==== EXERCISE INPUT

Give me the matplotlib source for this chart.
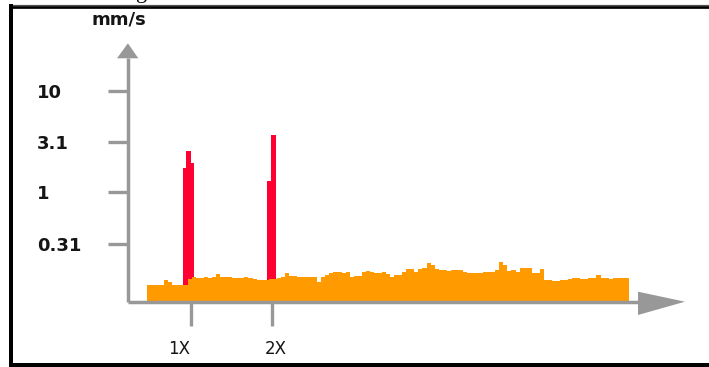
import numpy as np
import matplotlib
matplotlib.use("Agg")
import matplotlib.pyplot as plt
from matplotlib.patches import Polygon
from matplotlib.lines import Line2D
from matplotlib.ticker import NullLocator, FixedLocator, FixedFormatter
from matplotlib.transforms import ScaledTranslation

# ---- data -------------------------------------------------------------
# broadband spectrum (orders of running speed, velocity in mm/s)
band_start = 0.455
band_stop = 6.405
band_bins = 119
band_velocity = [
    0.122, 0.122, 0.122, 0.122, 0.136, 0.130, 0.122, 0.122, 0.122, 0.122,
    0.138, 0.146, 0.142, 0.144, 0.145, 0.142, 0.147, 0.155, 0.147, 0.145,
    0.145, 0.142, 0.142, 0.142, 0.145, 0.142, 0.138, 0.136, 0.136, 0.136,
    0.138, 0.138, 0.143, 0.145, 0.160, 0.149, 0.148, 0.145, 0.145, 0.145,
    0.145, 0.145, 0.131, 0.145, 0.153, 0.159, 0.162, 0.162, 0.159, 0.162,
    0.147, 0.149, 0.149, 0.164, 0.168, 0.165, 0.161, 0.161, 0.162, 0.156,
    0.146, 0.153, 0.153, 0.162, 0.175, 0.175, 0.164, 0.174, 0.180, 0.199,
    0.191, 0.175, 0.171, 0.171, 0.167, 0.171, 0.171, 0.171, 0.164, 0.161,
    0.161, 0.161, 0.161, 0.162, 0.162, 0.162, 0.171, 0.207, 0.191, 0.167,
    0.171, 0.164, 0.178, 0.178, 0.178, 0.159, 0.159, 0.174, 0.136, 0.136,
    0.134, 0.134, 0.136, 0.136, 0.139, 0.142, 0.142, 0.138, 0.138, 0.142,
    0.142, 0.153, 0.142, 0.142, 0.138, 0.142, 0.142, 0.142, 0.142,
]

# running-speed harmonics
peak1_edges = [0.898, 0.938, 1.000, 1.037]
peak1_velocity = [1.745, 2.57, 1.93]
peak2_edges = [1.935, 1.984, 2.046]
peak2_velocity = [1.30, 3.66]

y_ticks = [10, 3.1, 1, 0.31]
y_tick_labels = ["10", "3.1", "1", "0.31"]
x_ticks = [1, 2]
x_tick_labels = ["1X", "2X"]
y_unit = "mm/s"

# ---- style ------------------------------------------------------------
ORANGE = "#ff9a00"
RED = "#ff0033"
GRAY = "#989898"
INK = "#151515"

W, H, DPI = 709, 367, 100
fig = plt.figure(figsize=(W / DPI, H / DPI), dpi=DPI)
fig.patch.set_facecolor("white")

# axes box in pixels (left, right, top, bottom measured from top-left)
L, R, T, B = 127.5, 685.0, 43.3, 301.7
ax = fig.add_axes([L / W, (H - B) / H, (R - L) / W, (B - T) / H])
ax.set_facecolor("none")

ax.set_yscale("log")
y_lo, y_hi = 0.0832, 29.4
ax.set_ylim(y_lo, y_hi)
ax.set_xlim(0.21, 7.099)

edges = np.linspace(band_start, band_stop, band_bins + 1)
ax.stairs(peak1_velocity, peak1_edges, baseline=y_lo, fill=True, color=RED, zorder=2)
ax.stairs(peak2_velocity, peak2_edges, baseline=y_lo, fill=True, color=RED, zorder=2)
ax.stairs(band_velocity, edges, baseline=y_lo, fill=True, color=ORANGE, zorder=3)

for s in ax.spines.values():
    s.set_visible(False)

# axis lines with arrow heads (axes-fraction coordinates)
axw, axh = R - L, B - T
lw = 2.5
ax.add_line(Line2D([0, 0], [0, (B - 58.3) / axh], color=GRAY, lw=lw,
                   transform=ax.transAxes, clip_on=False, zorder=5,
                   solid_capstyle="butt"))
ax.add_line(Line2D([0, (638 - L) / axw], [0, 0], color=GRAY, lw=lw,
                   transform=ax.transAxes, clip_on=False, zorder=5,
                   solid_capstyle="butt"))
ax.add_patch(Polygon([[-10.5 / axw, (B - 58.3) / axh],
                      [10.8 / axw, (B - 58.3) / axh],
                      [0.4 / axw, 1.0]],
                     closed=True, color=GRAY, transform=ax.transAxes,
                     clip_on=False, zorder=5, lw=0))
ax.add_patch(Polygon([[(638 - L) / axw, 10.0 / axh],
                      [(638 - L) / axw, -13.3 / axh],
                      [1.0, 0.0]],
                     closed=True, color=GRAY, transform=ax.transAxes,
                     clip_on=False, zorder=5, lw=0))

# ticks
ax.yaxis.set_major_locator(FixedLocator(y_ticks))
ax.yaxis.set_major_formatter(FixedFormatter(y_tick_labels))
ax.yaxis.set_minor_locator(NullLocator())
ax.xaxis.set_major_locator(FixedLocator(x_ticks))
ax.xaxis.set_major_formatter(FixedFormatter(x_tick_labels))
ax.xaxis.set_minor_locator(NullLocator())

ax.tick_params(axis="y", direction="out", length=14.4, width=2.4,
               color=GRAY, pad=50.8, labelsize=13, labelcolor=INK)
ax.tick_params(axis="x", direction="out", length=17.3, width=2.4,
               color=GRAY, pad=10.5, labelsize=12, labelcolor=INK)
for tl in ax.get_yticklabels():
    tl.set_horizontalalignment("left")
    tl.set_fontweight("bold")
    tl.set_fontfamily("DejaVu Sans")

x_shift = [-12.5, 3.0]
for tl, dx in zip(ax.get_xticklabels(), x_shift):
    tl.set_fontfamily("DejaVu Sans")
    tl.set_transform(tl.get_transform() +
                     ScaledTranslation(dx / DPI, 0, fig.dpi_scale_trans))

# unit label
fig.text(119 / W, (H - 25) / H, y_unit, ha="center", va="baseline",
         fontsize=13, fontweight="bold", color=INK, family="DejaVu Sans")

# caption descender peeking over the frame
fig.text(141.5 / W, (H + 2.1) / H, "g", ha="center", va="baseline",
         fontsize=16, color="black", family="Liberation Serif")

# frame
def hline(y_px, x0, x1, width_px, color):
    fig.add_artist(Line2D([x0 / W, x1 / W], [(H - y_px) / H] * 2,
                          transform=fig.transFigure, color=color,
                          lw=width_px * 72 / DPI, solid_capstyle="butt"))

def vline(x_px, y0, y1, width_px, color):
    fig.add_artist(Line2D([x_px / W] * 2, [(H - y0) / H, (H - y1) / H],
                          transform=fig.transFigure, color=color,
                          lw=width_px * 72 / DPI, solid_capstyle="butt"))

hline(4.5, 9, W, 1.2, "#505050")
hline(7.3, 9, W, 2.7, "black")
hline(365.0, 9, W, 4.0, "black")
vline(11.2, 4.0, H, 4.0, "black")

fig.savefig("out.png", dpi=DPI)
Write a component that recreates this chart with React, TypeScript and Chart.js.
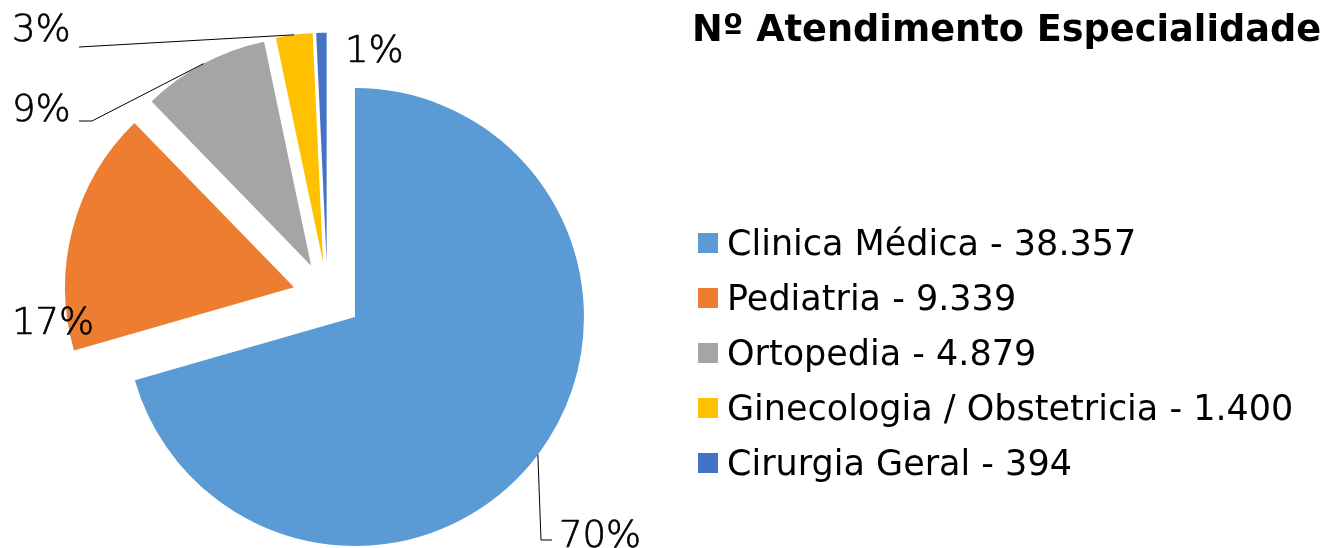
import React, { useEffect, useRef } from 'react';
import { Chart, registerables } from 'chart.js';

Chart.register(...registerables);

// ---------- data ----------
const categories = ['Clinica Médica', 'Pediatria', 'Ortopedia', 'Ginecologia / Obstetricia', 'Cirurgia Geral'];
const values = [38357, 9339, 4879, 1400, 394];
const percentLabels = ['70%', '17%', '9%', '3%', '1%'];
const chartTitle = 'Nº Atendimento Especialidade';

// ---------- style ----------
const colors = ['#5B9BD5', '#ED7D31', '#A5A5A5', '#FFC000', '#4472C4'];
const W = 1330;
const H = 548;
const PIE_CX = 327.4;
const PIE_CY = 296.2;
const PIE_R = 229;
const EXPLODE = 34.5;

// label layout: text left x, baseline y, optional leader elbow points (line from slice edge -> points)
const labelLayout = [
  { x: 559, y: 547, leader: [[541, 540], [552, 540]] },
  { x: 12, y: 334, leader: null },
  { x: 12, y: 121, leader: [[92, 121], [79, 121]] },
  { x: 12, y: 41, leader: [[79, 47]] },
  { x: 345, y: 62, leader: null },
];

const LEGEND_X = 698;
const LEGEND_TOP = 233;
const LEGEND_STEP = 55;
const LEGEND_BOX = 20;
const LEGEND_FONT = '35px "DejaVu Sans"';
const TITLE_FONT = 'bold 36.7px "DejaVu Sans"';
const LABEL_FONT = '200 37px "DejaVu Sans ExtraLight", "DejaVu Sans"';

function formatThousands(v: number): string {
  return String(v).replace(/\B(?=(\d{3})+(?!\d))/g, '.');
}

const explodePlugin = {
  id: 'explodeSlices',
  afterDatasetsUpdate(chart: any) {
    const meta = chart.getDatasetMeta(0);
    const ca = chart.chartArea;
    const cx = (ca.left + ca.right) / 2;
    const cy = (ca.top + ca.bottom) / 2;
    meta.data.forEach((el: any) => {
      const mid = (el.startAngle + el.endAngle) / 2;
      el.x = cx + Math.cos(mid) * EXPLODE;
      el.y = cy + Math.sin(mid) * EXPLODE;
    });
  },
};

const annotatePlugin = {
  id: 'annotate',
  afterDraw(chart: any) {
    const ctx: CanvasRenderingContext2D = chart.ctx;
    const meta = chart.getDatasetMeta(0);
    ctx.save();
    // leader lines + percent labels
    meta.data.forEach((el: any, i: number) => {
      const lay = labelLayout[i];
      const mid = (el.startAngle + el.endAngle) / 2;
      const ax = el.x + Math.cos(mid) * el.outerRadius;
      const ay = el.y + Math.sin(mid) * el.outerRadius;
      if (lay.leader) {
        ctx.beginPath();
        ctx.strokeStyle = '#000000';
        ctx.lineWidth = 1;
        ctx.moveTo(ax, ay);
        lay.leader.forEach((p) => ctx.lineTo(p[0], p[1]));
        ctx.stroke();
      }
      ctx.fillStyle = '#000000';
      ctx.strokeStyle = '#000000';
      ctx.lineWidth = 0.7;
      ctx.font = LABEL_FONT;
      ctx.textAlign = 'left';
      ctx.textBaseline = 'alphabetic';
      ctx.fillText(percentLabels[i], lay.x, lay.y);
      ctx.strokeText(percentLabels[i], lay.x, lay.y);
    });
    // title
    ctx.font = TITLE_FONT;
    ctx.fillStyle = '#000000';
    ctx.textAlign = 'left';
    ctx.textBaseline = 'alphabetic';
    ctx.fillText(chartTitle, 692, 41);
    // legend
    ctx.font = LEGEND_FONT;
    categories.forEach((c, i) => {
      const top = LEGEND_TOP + i * LEGEND_STEP;
      ctx.fillStyle = colors[i];
      ctx.fillRect(LEGEND_X, top, LEGEND_BOX, LEGEND_BOX);
      ctx.fillStyle = '#000000';
      ctx.fillText(`${c} - ${formatThousands(values[i])}`, 727, top + 22);
    });
    ctx.restore();
  },
};

export default function App() {
  const ref = useRef<HTMLCanvasElement | null>(null);
  useEffect(() => {
    if (!ref.current) return;
    const chart = new Chart(ref.current, {
      type: 'pie',
      data: {
        labels: categories,
        datasets: [
          {
            data: values,
            backgroundColor: colors,
            borderWidth: 0,
          },
        ],
      },
      options: {
        responsive: false,
        animation: false,
        events: [],
        radius: PIE_R,
        layout: {
          padding: {
            left: 0,
            right: W - 2 * PIE_CX,
            top: 2 * PIE_CY - H,
            bottom: 0,
          },
        },
        plugins: {
          legend: { display: false },
          title: { display: false },
          tooltip: { enabled: false },
        },
      } as any,
      plugins: [explodePlugin, annotatePlugin],
    });
    return () => chart.destroy();
  }, []);
  return (
    <div style={{ position: 'absolute', left: 0, top: 0, width: W, height: H, background: '#ffffff' }}>
      <canvas ref={ref} width={W} height={H} style={{ display: 'block', width: W, height: H }} />
    </div>
  );
}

========

BRIEF: Give back exactly the lines from the one that holds "Write a component" to the one that holds "Chart.register(...registerables);", with both ends and without the images.

FINAL RESULT:
Write a component that recreates this chart with React, TypeScript and Chart.js.
import React, { useEffect, useRef } from 'react';
import { Chart, registerables } from 'chart.js';

Chart.register(...registerables);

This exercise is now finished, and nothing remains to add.